In Monk’s case, the creation of multifaceted, theatrical works that combine movement and sound seems almost too obvious an extension of Dalcroze’s method. The Dalcroze community is usually quick to point out that plastique animèe is not a dance, and the movement in many of Monk’s pieces tends to feel the same way — not accompanying choreography, but part of the music.

Meredith Monk’s ATLAS presented by the Los Angeles Philharmonic–Photo by Mathew Imaging

For some, Monk’s music passes just outside the accessible and is considered unusual, avant-garde high art. The hyper-complexities of Brian Ferneyhough, the extra-musical techniques of Helmut Lachenmann, and the microtonal constructions of Harry Partch share adjacent spaces to Monk’s work, and though these voices are all considerably different, audiences might only be able to relate to music like this with their emotions rather than their intellect; how it makes them feel. As performers, using movement as a tool to explore the feeling that surrounds the production of sound can provide a visual roadmap. The Dalcroze perspective suggests that where there is human connection (a performer before an audience), there is always some feeling or emotional material the performer can unlock. No matter how intellectual the musical structures, a threshold of eurhythmic can be achieved.

At the conclusion of the conference, Roomful of Teeth appeared at Carnegie Mellon University’s Philip Chosky Theater in a program called Blurred Bodies. The performance featured a fully choreographed narrative created by Peter Kope, the artistic director of Attack Theatre, set to The Ascendant, by composer Wally Gunn and poet Maria Zajkowski. Though Roomful of Teeth has performed the piece many times around the world, they remarked from the stage that this was the first time it had been choreographed. To demonstrate the message of the conference, Attack Theatre began by performing the final scene in complete silence, which was reminiscent of plastique animèe and to the delight of the well-informed, Dalcroze-minded audience.

Attack Theatre performs with Roomful of Teeth at the International Conference of Dalcroze Studies — Photo by Charlie Claffey

Inspired by the conference, I shared with Professor Neely that my training in Dalcroze under his tutelage had only recently begun to decode itself to me. “For most of us it takes a decade to have enough experience to compare it and be like, Oh wait, there was stuff there, I could have paid attention differently,” he said. “Most of us are not ready at that age to see the bigger picture… How can I tell you what to learn? All I can do is open doors for you.”

I recently spoke with Billy Holtz, a rising senior at Carnegie Mellon School of Music, who has shown an exceptional grasp and penchant for Dalcroze Eurhythmics.
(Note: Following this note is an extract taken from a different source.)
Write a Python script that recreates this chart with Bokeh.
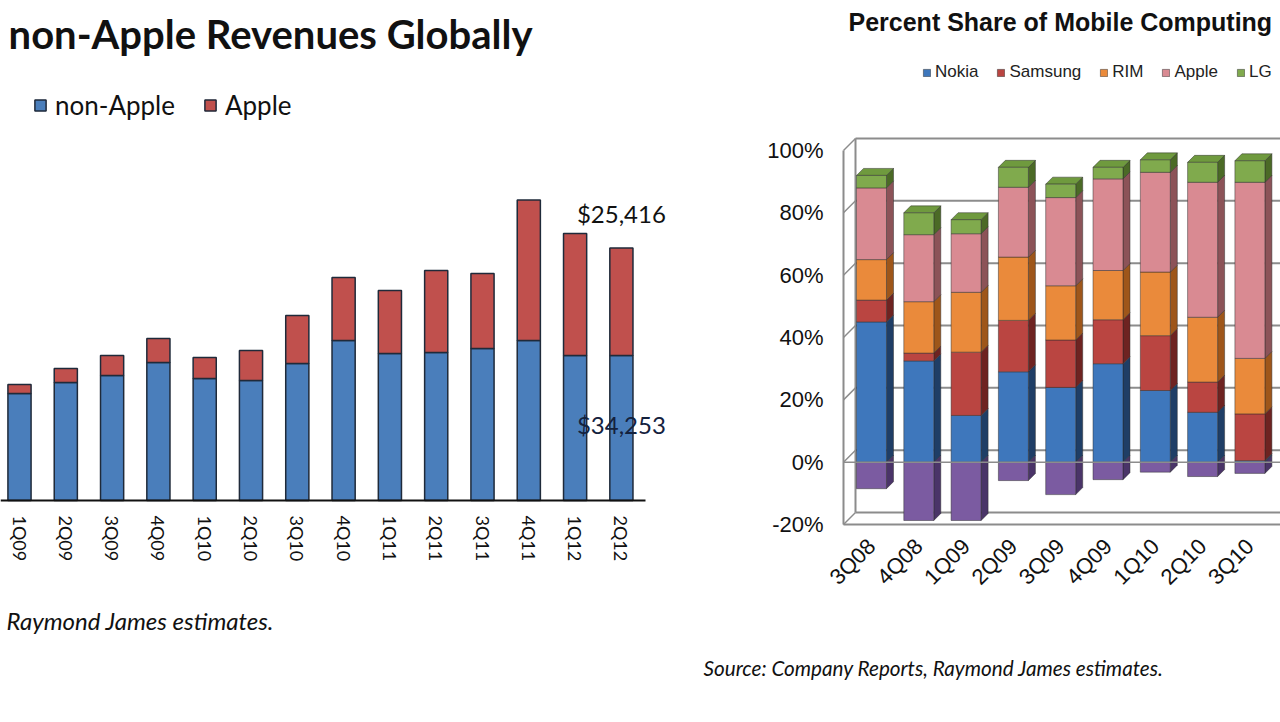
import math
import numpy as np
from bokeh.plotting import figure
from bokeh.models import (Range1d, FixedTicker, Label, Legend, LegendItem,
                          PrintfTickFormatter, ColumnDataSource, LinearAxis)
from bokeh.embed import file_html
from bokeh.resources import INLINE

# ---------------- left chart data (US$ millions) ----------------
rev_quarters = ["1Q09", "2Q09", "3Q09", "4Q09", "1Q10", "2Q10", "3Q10", "4Q10",
                "1Q11", "2Q11", "3Q11", "4Q11", "1Q12", "2Q12"]
non_apple = [25280, 27880, 29530, 32600, 28820, 28350, 32360, 37800,
             34730, 34960, 35900, 37800, 34250, 34253]
apple_rev = [2130, 3310, 4720, 5670, 4960, 7090, 11340, 14880,
             14880, 19370, 17720, 33190, 28820, 25416]

# ---------------- right chart data (% share) ----------------
share_quarters = ["3Q08", "4Q08", "1Q09", "2Q09", "3Q09", "4Q09", "1Q10",
                  "2Q10", "3Q10", "4Q10"]
nokia = [45.0, 32.5, 15.0, 29.0, 24.0, 31.6, 23.0, 16.0, 0.5]
samsung = [7.0, 2.5, 20.3, 16.5, 15.2, 14.1, 17.6, 9.7, 15.0]
rim = [13.0, 16.5, 19.2, 20.3, 17.4, 15.8, 20.4, 20.8, 17.8]
apple_share = [23.0, 21.5, 18.8, 22.4, 28.3, 29.4, 32.0, 43.3, 56.5]
lg = [4.0, 7.0, 4.5, 6.4, 4.3, 3.7, 4.0, 6.4, 6.9]
other = [-8.5, -18.7, -18.7, -5.9, -10.4, -5.6, -3.2, -4.6, -3.6]
y_ticks = [-20, 0, 20, 40, 60, 80, 100]
series_names = ["Nokia", "Samsung", "RIM", "Apple", "LG", "Other"]

FRONT = ["#3E77BC", "#BA4541", "#EA8A3B", "#D98A92", "#80AA4D", "#7B5BA1"]
SIDE = ["#1F3E66", "#6E2321", "#9E561A", "#8C5358", "#4B6A26", "#4A3468"]
TOP = "#6F9A3E"
GRAY = "#8c8c8c"

W, H = 1280, 712

# ---- scales of the two panels (pixels per unit) ----
L_PX_X, L_PX_Y = 46.3, 1 / 236.23      # left: px per quarter, px per $M
L_X0_PX, L_BASE_PX = 19, 500           # first bar centre, baseline
R_PX_X, R_PX_Y = 47.3, 3.117           # right: px per quarter, px per %
R_X0_PX, R_ZERO_PX = 871, 461.7
R_AXIS_PX = 843

lx0 = -L_X0_PX / L_PX_X
ly0 = -(H - L_BASE_PX) / L_PX_Y
p = figure(width=W, height=H, title=None, output_backend="svg",
           toolbar_location=None,
           x_range=Range1d(lx0, lx0 + W / L_PX_X),
           y_range=Range1d(ly0, ly0 + H / L_PX_Y),
           x_axis_location=None, y_axis_location=None, min_border=0,
           background_fill_color="white", border_fill_color="white",
           outline_line_color=None)
p.grid.visible = False

rx0 = -R_X0_PX / R_PX_X
ry0 = -(H - R_ZERO_PX) / R_PX_Y
DXB, DYB = 12 / R_PX_X, 12 / R_PX_Y     # back wall depth
DX, DY = 7 / R_PX_X, 7 / R_PX_Y         # bar depth
BW = 0.634
AXIS_X = (R_AXIS_PX - R_X0_PX) / R_PX_X
p.extra_x_ranges = {"rx": Range1d(rx0, rx0 + W / R_PX_X),
                    "bx": Range1d(rx0 - DXB, rx0 + W / R_PX_X - DXB)}
p.extra_y_ranges = {"ry": Range1d(ry0, ry0 + H / R_PX_Y),
                    "by": Range1d(ry0 - DYB, ry0 + H / R_PX_Y - DYB)}

# =============== LEFT CHART ===============
n = len(rev_quarters)
src_l = ColumnDataSource(dict(x=list(range(n)), non_apple=non_apple, apple=apple_rev))
bars_l = p.vbar_stack(["non_apple", "apple"], x="x", width=0.5, source=src_l,
                      fill_color=["#4A7EBB", "#C0504D"],
                      line_color="#1F2A3A", line_width=1.5)

ax = LinearAxis(ticker=FixedTicker(ticks=list(range(n))), fixed_location=0,
                bounds=(lx0, n - 0.48))
ax.major_label_overrides = {i: q for i, q in enumerate(rev_quarters)}
ax.major_label_orientation = "vertical"
ax.major_tick_line_color = None
ax.minor_tick_line_color = None
ax.major_tick_out = 0
ax.axis_line_color = "#111111"
ax.axis_line_width = 2
ax.major_label_standoff = 15
ax.major_label_text_font = "Lato"
ax.major_label_text_font_size = "18px"
ax.major_label_text_color = "#111111"
p.add_layout(ax, "below")

leg_l = Legend(items=[LegendItem(label="non-Apple", renderers=[bars_l[0]]),
                      LegendItem(label="Apple", renderers=[bars_l[1]])],
               location=(33, H - 121), orientation="horizontal",
               glyph_width=14, glyph_height=14, label_standoff=8, spacing=28,
               padding=0, margin=0, border_line_color=None,
               background_fill_alpha=0, label_text_font="Lato",
               label_text_font_size="26px", label_text_color="#111111")
p.add_layout(leg_l, "center")

p.add_layout(Label(x=532, y=H - 33, x_units="screen", y_units="screen",
                   text="non-Apple Revenues Globally", text_align="right",
                   text_baseline="middle", text_font="Lato",
                   text_font_style="bold", text_font_size="40px",
                   text_color="#111111"))
p.add_layout(Label(x=6, y=H - 620, x_units="screen", y_units="screen",
                   text="Raymond James estimates.",
                   text_align="left", text_baseline="middle", text_font="Lato",
                   text_font_style="italic", text_font_size="24px",
                   text_color="#111111"))

last = n - 1
p.add_layout(Label(x=last, y=non_apple[last] + apple_rev[last],
                   text=f"${apple_rev[last]:,}", text_align="center",
                   text_baseline="middle", y_offset=34, text_font="Lato",
                   text_font_size="24px", text_color="#111111"))
p.add_layout(Label(x=last, y=non_apple[last] / 2,
                   text=f"${non_apple[last]:,}", text_align="center",
                   text_baseline="middle", y_offset=4, text_font="Lato",
                   text_font_size="24px", text_color="#14213d"))

# =============== RIGHT CHART ===============
m = len(nokia)
xr_end = rx0 + W / R_PX_X

# back wall: gridlines/top/floor, left edge
p.segment(x0=[AXIS_X] * len(y_ticks), y0=y_ticks, x1=[xr_end] * len(y_ticks), y1=y_ticks,
          x_range_name="bx", y_range_name="by", line_color=GRAY, line_width=2)
p.segment(x0=[AXIS_X], y0=[y_ticks[0]], x1=[AXIS_X], y1=[y_ticks[-1]],
          x_range_name="bx", y_range_name="by", line_color=GRAY, line_width=2)
# depth ticks joining the front axis to the back wall
p.segment(x0=[AXIS_X] * len(y_ticks), y0=y_ticks,
          x1=[AXIS_X + DXB] * len(y_ticks), y1=[t + DYB for t in y_ticks],
          x_range_name="rx", y_range_name="ry", line_color=GRAY, line_width=1.5)

x = np.arange(m)
pos = np.array([nokia, samsung, rim, apple_share, lg])
tops = np.cumsum(pos, axis=0)
bots = np.vstack([np.zeros(m), tops[:-1]])
neg = np.array(other)

side_xs, side_ys, side_c = [], [], []
for i in range(m):
    xr = x[i] + BW / 2
    side_xs.append([xr, xr + DX, xr + DX, xr])
    side_ys.append([neg[i], neg[i] + DY, DY, 0])
    side_c.append(SIDE[5])
    for k in range(pos.shape[0]):
        side_xs.append([xr, xr + DX, xr + DX, xr])
        side_ys.append([bots[k, i], bots[k, i] + DY, tops[k, i] + DY, tops[k, i]])
        side_c.append(SIDE[k])
    xl = x[i] - BW / 2
    t = tops[-1, i]
    side_xs.append([xl, xl + DX, xr + DX, xr])
    side_ys.append([t, t + DY, t + DY, t])
    side_c.append(TOP)

p.patches(xs=side_xs, ys=side_ys, fill_color=side_c, line_color="#2a2a2a",
          line_width=0.8, line_alpha=0.6, x_range_name="rx", y_range_name="ry")

r_other = p.vbar(x=x, bottom=neg, top=0, width=BW, fill_color=FRONT[5],
                 line_color="#2a2a2a", line_width=0.8, line_alpha=0.6,
                 x_range_name="rx", y_range_name="ry")
src_r = ColumnDataSource(dict(x=x, Nokia=nokia, Samsung=samsung, RIM=rim,
                              Apple=apple_share, LG=lg))
bars_r = p.vbar_stack(series_names[:5], x="x", width=BW, source=src_r,
                      fill_color=FRONT[:5], line_color="#2a2a2a",
                      line_width=0.8, line_alpha=0.6,
                      x_range_name="rx", y_range_name="ry")

p.segment(x0=[AXIS_X], y0=[0], x1=[xr_end], y1=[0], x_range_name="rx",
          y_range_name="ry", line_color=GRAY, line_width=1.5)

yax = LinearAxis(x_range_name="rx", y_range_name="ry", fixed_location=AXIS_X,
                 ticker=FixedTicker(ticks=y_ticks),
                 formatter=PrintfTickFormatter(format="%d%%"),
                 bounds=(y_ticks[0], y_ticks[-1]))
yax.major_tick_line_color = None
yax.minor_tick_line_color = None
yax.major_tick_out = 0
yax.axis_line_color = GRAY
yax.axis_line_width = 2
yax.major_label_standoff = 20
yax.major_label_text_font = "Liberation Sans"
yax.major_label_text_font_size = "22px"
yax.major_label_text_color = "#111111"
p.add_layout(yax, "left")

xax = LinearAxis(x_range_name="rx", y_range_name="ry", fixed_location=y_ticks[0],
                 ticker=FixedTicker(ticks=list(range(len(share_quarters)))),
                 bounds=(AXIS_X, xr_end))
xax.major_label_overrides = {i: q for i, q in enumerate(share_quarters)}
xax.major_label_orientation = math.pi / 4
xax.major_tick_line_color = None
xax.minor_tick_line_color = None
xax.major_tick_out = 0
xax.axis_line_color = GRAY
xax.axis_line_width = 2
xax.major_label_standoff = 18
xax.major_label_text_font = "Liberation Sans"
xax.major_label_text_font_size = "22px"
xax.major_label_text_color = "#111111"
p.add_layout(xax, "below")

leg_r = Legend(items=[LegendItem(label=series_names[k], renderers=[bars_r[k]]) for k in range(5)],
               location=(922, H - 82), orientation="horizontal",
               glyph_width=9, glyph_height=9, label_standoff=4, spacing=18,
               padding=0, margin=0, border_line_color=None,
               background_fill_alpha=0, label_text_font="Liberation Sans",
               label_text_font_size="17px", label_text_color="#222222")
p.add_layout(leg_r, "center")

p.add_layout(Label(x=848, y=H - 21, x_units="screen", y_units="screen",
                   text="Percent Share of Mobile Computing",
                   text_align="left", text_baseline="middle",
                   text_font="Liberation Sans", text_font_style="bold",
                   text_font_size="25px", text_color="#111111"))
p.add_layout(Label(x=703, y=H - 667, x_units="screen", y_units="screen",
                   text="Source:  Company Reports, Raymond James estimates.",
                   text_align="left", text_baseline="middle", text_font="Lato",
                   text_font_style="italic", text_font_size="20.7px",
                   text_color="#111111"))

open("out.html", "w").write(file_html(p, INLINE))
Holtz, a violist and aspiring conductor, said, “I think the conductor benefits are interesting, just spending that amount of time in front of people. Day one Eurhythmics is like, walk around the room and we’re all freaking out, super self-conscious freshmen who just got to college. Then, by the end of it, you’re doing a plastique animèe in silence for three minutes in front of 70 people, and it’s just kind of normal. When I first started getting on the podium to conduct, I was a lot more comfortable than I previously was. It did so much for my musicality, like learning how to phrase movement… Eurhythmics also made me more comfortable taking risks. It opens the door for a whole new world of interpretive decisions and new possibilities.”

It was comforting to hear that a quarter-century after my freshman year, these modern college students are still struggling with the same basic rites of passage. They are still doing it like we used to! Whether today’s college-level Dalcroze student is trying to perfect that Bach chaconne, audition one day for Roomful of Teeth, or is destined to be their generation’s Meredith Monk, the potential with which this training invests them will blossom profoundly as they step forward on their journey into music.